Jason Zweig’s article in last week's Wall Street Journal,Who Needs Financial Planners, Anyway, raised the issue, citing a recent article, The Demand for Financial Planning Services, by Sherman Hanna in the Journal of Personal Finance.

The good news in Hanna’s research is that data from the Federal Reserve's Survey of Consumer Finances show that approximately 25% of households utilized a financial planner as of 2007, up from 21% of households a decade earlier.  Nearly 7.7 million additional households started working with a planner over the last 10 years (although notably, the research refers to financial planners, and it's not clear whether the data really make a distinction between comprehensive financial planners and the general category of financial advisors). Given criticisms that financial advice only reaches a limited, affluent segment of the population, this is a very positive trend.

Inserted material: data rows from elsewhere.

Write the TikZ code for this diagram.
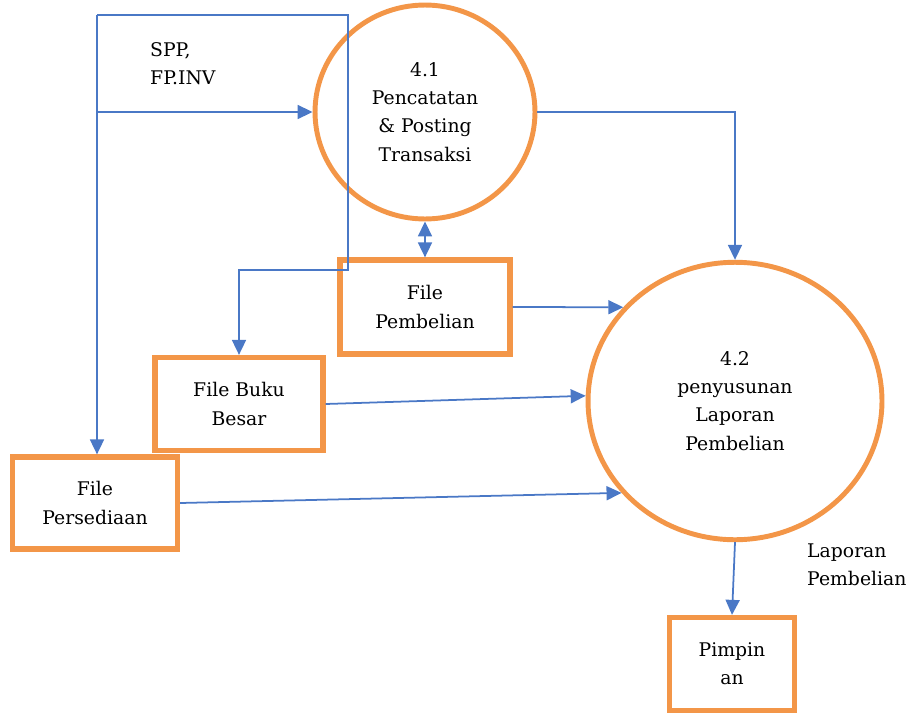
\documentclass[tikz,border=0pt]{standalone}
\usepackage{fontspec}
\newfontfamily\dfdfont{DejaVu Serif}
\usetikzlibrary{arrows.meta,positioning,shapes.geometric}
\definecolor{dfdorange}{RGB}{243,150,72}
\definecolor{dfdblue}{RGB}{74,120,198}

\begin{document}
\begin{tikzpicture}[x=0.02cm,y=-0.02cm,font=\dfdfont\fontsize{10.7}{16}\selectfont,
   proses/.style={ellipse,draw=dfdorange,line width=2.8pt,align=center,inner sep=0pt},
   berkas/.style={rectangle,draw=dfdorange,line width=3pt,align=center},
   alur/.style={draw=dfdblue,line width=1pt,>={Triangle[length=0.3cm,width=0.28cm]},->}]
   \useasboundingbox (0,0) rectangle (909,717);
   \node[proses,minimum width=4.4cm,minimum height=4.28cm] (p41) at (425,112) {4.1\\Pencatatan\\\& Posting\\Transaksi};
   \node[proses,minimum width=5.88cm,minimum height=5.55cm] (p42) at (735,401) {4.2\\penyusunan\\Laporan\\Pembelian};
   \node[berkas,minimum width=3.4cm,minimum height=1.88cm] (pembelian) at (425,307) {File\\Pembelian};
   \node[berkas,minimum width=3.36cm,minimum height=1.86cm] (bukubesar) at (239,404) {File Buku\\Besar};
   \node[berkas,minimum width=3.3cm,minimum height=1.84cm] (persediaan) at (95,503) {File\\Persediaan};
   \node[berkas,minimum width=2.5cm,minimum height=1.86cm] (pimpinan) at (732,664) {Pimpin\\an};
   \node[anchor=west,align=left] (lblspp) at (144,64) {SPP,\\FP.INV};
   \node[anchor=west,align=left] (lbllap) at (801,565) {Laporan\\Pembelian};
   \coordinate (simpul) at (97,15);
   \coordinate (belok) at (348,15);
   \coordinate (belok2) at (348,270);
   \draw[alur] (simpul) -- (simpul |- persediaan.north);
   \draw[alur] (simpul) -- (belok) -- (belok2) -- (belok2 -| bukubesar.north) -- (bukubesar.north);
   \draw[alur] (simpul |- p41.west) -- (p41.west);
   \draw[alur] (p41.east) -| (p42.north);
   \draw[alur,<->] (p41.south) -- (pembelian.north);
   \draw[alur] (pembelian.east) -- (p42.140);
   \draw[alur] (bukubesar.east) -- (p42.178);
   \draw[alur] (persediaan.east) -- (p42.219);
   \draw[alur] (p42.south) -- (pimpinan.north);
\end{tikzpicture}
\end{document}
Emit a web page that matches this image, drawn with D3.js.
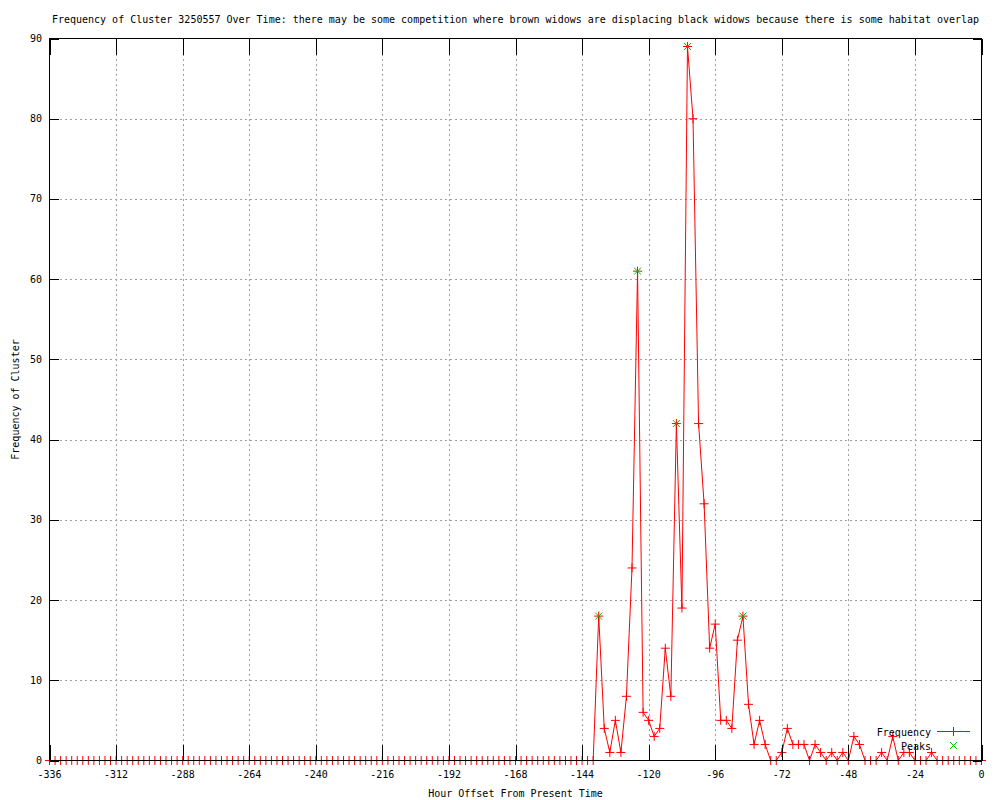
<!DOCTYPE html>
<html lang="en">

<head>
    <meta charset="UTF-8">
    <title>Frequency of Cluster 3250557 Over Time</title>
    <script src="https://d3js.org/d3.v7.min.js"></script>
    <style>
        body {
            margin: 0;
            background: #fff;
        }

        text {
            font-family: "DejaVu Sans Mono", monospace;
            font-size: 10px;
            fill: #000;
        }
    </style>
</head>

<body>
    <div id="chart"></div>

    <script>
        // Hour offsets (every 2 hours) and cluster frequency at each
        var hours = [
            -336, -334, -332, -330, -328, -326, -324, -322, -320, -318, -316, -314, -312, -310, -308, -306,
            -304, -302, -300, -298, -296, -294, -292, -290, -288, -286, -284, -282, -280, -278, -276, -274,
            -272, -270, -268, -266, -264, -262, -260, -258, -256, -254, -252, -250, -248, -246, -244, -242,
            -240, -238, -236, -234, -232, -230, -228, -226, -224, -222, -220, -218, -216, -214, -212, -210,
            -208, -206, -204, -202, -200, -198, -196, -194, -192, -190, -188, -186, -184, -182, -180, -178,
            -176, -174, -172, -170, -168, -166, -164, -162, -160, -158, -156, -154, -152, -150, -148, -146,
            -144, -142, -140, -138, -136, -134, -132, -130, -128, -126, -124, -122, -120, -118, -116, -114,
            -112, -110, -108, -106, -104, -102, -100, -98, -96, -94, -92, -90, -88, -86, -84, -82,
            -80, -78, -76, -74, -72, -70, -68, -66, -64, -62, -60, -58, -56, -54, -52, -50,
            -48, -46, -44, -42, -40, -38, -36, -34, -32, -30, -28, -26, -24, -22, -20, -18,
            -16, -14, -12, -10, -8, -6, -4, -2, 0
        ];
        var frequency = [
            0, 0, 0, 0, 0, 0, 0, 0, 0, 0, 0, 0, 0, 0, 0, 0,
            0, 0, 0, 0, 0, 0, 0, 0, 0, 0, 0, 0, 0, 0, 0, 0,
            0, 0, 0, 0, 0, 0, 0, 0, 0, 0, 0, 0, 0, 0, 0, 0,
            0, 0, 0, 0, 0, 0, 0, 0, 0, 0, 0, 0, 0, 0, 0, 0,
            0, 0, 0, 0, 0, 0, 0, 0, 0, 0, 0, 0, 0, 0, 0, 0,
            0, 0, 0, 0, 0, 0, 0, 0, 0, 0, 0, 0, 0, 0, 0, 0,
            0, 0, 0, 18, 4, 1, 5, 1, 8, 24, 61, 6, 5, 3, 4, 14,
            8, 42, 19, 89, 80, 42, 32, 14, 17, 5, 5, 4, 15, 18, 7, 2,
            5, 2, 0, 0, 1, 4, 2, 2, 2, 0, 2, 1, 0, 1, 0, 1,
            0, 3, 2, 0, 0, 0, 1, 0, 3, 0, 1, 1, 0, 0, 0, 1,
            0, 0, 0, 0, 0, 0, 0, 0, 0
        ];
        var peakHours = [-138, -124, -110, -106, -86];
        var peakValues = [18, 61, 42, 89, 18];

        var xTicks = [-336, -312, -288, -264, -240, -216, -192, -168, -144, -120, -96, -72, -48, -24, 0];
        var xTickLabels = ["-336", "-312", "-288", "-264", "-240", "-216", "-192", "-168", "-144", "-120", "-96", "-72", "-48", "-24", "0"];
        var yTicks = [0, 10, 20, 30, 40, 50, 60, 70, 80, 90];

        var W = 1000, H = 800;
        // plot box (half-pixel values keep 1px lines sharp)
        var plotL = 49.5, plotR = 981.5, plotT = 38.5, plotB = 760.5;

        var x = d3.scaleLinear().domain([-336, 0]).range([plotL, plotR]);
        var y = d3.scaleLinear().domain([0, 90]).range([plotB, plotT]);

        var svg = d3.select("#chart").append("svg")
            .attr("width", W)
            .attr("height", H);

        // grid (dotted grey)
        var grid = svg.append("g")
            .attr("stroke", "#a0a0a0")
            .attr("stroke-dasharray", "2,3")
            .attr("shape-rendering", "crispEdges");
        grid.selectAll(".gx")
            .data(xTicks.slice(1, -1))
            .enter().append("line")
            .attr("x1", function (d) { return Math.round(x(d)) + 0.5; })
            .attr("x2", function (d) { return Math.round(x(d)) + 0.5; })
            .attr("y1", plotT).attr("y2", plotB);
        grid.selectAll(".gy")
            .data(yTicks.slice(1, -1))
            .enter().append("line")
            .attr("y1", function (d) { return Math.round(y(d)) + 0.5; })
            .attr("y2", function (d) { return Math.round(y(d)) + 0.5; })
            .attr("x1", plotL).attr("x2", plotR);

        // frequency line + "+" points
        var pts = hours.map(function (h, i) { return [h, frequency[i]]; });
        var line = d3.line()
            .x(function (d) { return x(d[0]); })
            .y(function (d) { return y(d[1]); });

        svg.append("path")
            .datum(pts)
            .attr("d", line)
            .attr("fill", "none")
            .attr("stroke", "#ff0000")
            .attr("stroke-width", 1);

        var plusPath = "M-4.5,0H4.5M0,-4.5V4.5";
        svg.append("g").selectAll("path")
            .data(pts)
            .enter().append("path")
            .attr("transform", function (d) { return "translate(" + x(d[0]) + "," + y(d[1]) + ")"; })
            .attr("d", plusPath)
            .attr("stroke", "#ff0000")
            .attr("fill", "none");

        // peaks (green x)
        var crossPath = "M-3.5,-3.5L3.5,3.5M-3.5,3.5L3.5,-3.5";
        svg.append("g").selectAll("path")
            .data(peakHours)
            .enter().append("path")
            .attr("transform", function (d, i) { return "translate(" + x(d) + "," + y(peakValues[i]) + ")"; })
            .attr("d", crossPath)
            .attr("stroke", "#00c000")
            .attr("fill", "none");

        // border and ticks
        var frame = svg.append("g")
            .attr("stroke", "#000")
            .attr("shape-rendering", "crispEdges");
        frame.append("rect")
            .attr("x", plotL).attr("y", plotT)
            .attr("width", plotR - plotL).attr("height", plotB - plotT)
            .attr("fill", "none");

        frame.selectAll(".tx")
            .data(xTicks)
            .enter().append("path")
            .attr("d", function (d) {
                var px = Math.round(x(d)) + 0.5;
                return "M" + px + "," + plotB + "V" + (plotB - 16) +
                    "M" + px + "," + plotT + "V" + (plotT + 16);
            });
        frame.selectAll(".ty")
            .data(yTicks)
            .enter().append("path")
            .attr("d", function (d) {
                var py = Math.round(y(d)) + 0.5;
                return "M" + plotL + "," + py + "H" + (plotL + 9) +
                    "M" + plotR + "," + py + "H" + (plotR - 9);
            });

        // tick labels
        svg.append("g").selectAll("text")
            .data(xTicks)
            .enter().append("text")
            .attr("x", function (d) { return x(d); })
            .attr("y", 778)
            .attr("text-anchor", "middle")
            .text(function (d, i) { return xTickLabels[i]; });

        svg.append("g").selectAll("text")
            .data(yTicks)
            .enter().append("text")
            .attr("x", 42)
            .attr("y", function (d) { return y(d) + 3.5; })
            .attr("text-anchor", "end")
            .text(function (d) { return d; });

        // titles
        svg.append("text")
            .attr("x", (plotL + plotR) / 2)
            .attr("y", 22.5)
            .attr("text-anchor", "middle")
            .text("Frequency of Cluster 3250557 Over Time: there may be some competition where brown widows are displacing black widows because there is some habitat overlap");

        svg.append("text")
            .attr("x", (plotL + plotR) / 2)
            .attr("y", 797)
            .attr("text-anchor", "middle")
            .text("Hour Offset From Present Time");

        svg.append("text")
            .attr("transform", "translate(19," + ((plotT + plotB) / 2) + ") rotate(-90)")
            .attr("text-anchor", "middle")
            .text("Frequency of Cluster");

        // legend
        var legend = svg.append("g");
        legend.append("text")
            .attr("x", 931).attr("y", 736)
            .attr("text-anchor", "end")
            .text("Frequency");
        legend.append("path")
            .attr("d", "M937,731.5H970")
            .style("stroke", "#ff0000")
            .style("fill", "none");
        legend.append("path")
            .attr("transform", "translate(953.5,731.5)")
            .attr("d", plusPath)
            .style("stroke", "#ff0000")
            .style("fill", "none");
        legend.append("text")
            .attr("x", 931).attr("y", 749.5)
            .attr("text-anchor", "end")
            .text("Peaks");
        legend.append("path")
            .attr("transform", "translate(953.5,745.5)")
            .attr("d", crossPath)
            .style("stroke", "#00c000")
            .style("fill", "none");
    </script>
</body>

</html>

In further analyzing the data of who consumes financial planning services, however, a disturbing trend emerges: One of the key determinants of whether a household seeks out the advice of a financial planner was its willingness to take investment risk. As the results show, 28% of families willing to take "average" levels of risk used a planner, and 33% of families who are comfortable with "above average" risk used planners. But among those who aren't willing to take any risks, the use of financial planners was a mere 11% (and this is after controlling for age, income, net worth, and other factors). In other words, there was a strong self-selection bias – people who are comfortable taking risks as stock investors sought out financial planners, while those who are not comfortable with stock risks tended not to seek out a financial planner at all.

Unfortunately, these results suggest that overall, financial planning is too equity- (and therefore risk-) centric in the advice that it gives, or at least is perceived that way. As a result, financial planners carve out and exclude a material portion of the population for whom their advice doesn't feel relevant or appropriate, not due to income or net worth, but due to risk tolerance. Given the trend toward increasing the use of financial planners – even though it's been an incredibly difficult decade for equities – financial planning must be making some progress in convincing the public of the value it has to add beyond investments, as the percentage of households using a planner is on the rise even though I doubt the tolerance for stock investing has climbed over the decade. Nonetheless, that data show that financial planning as a profession could be in serious trouble if the stock market has even more protracted difficulties and the general public sours further on equity investing.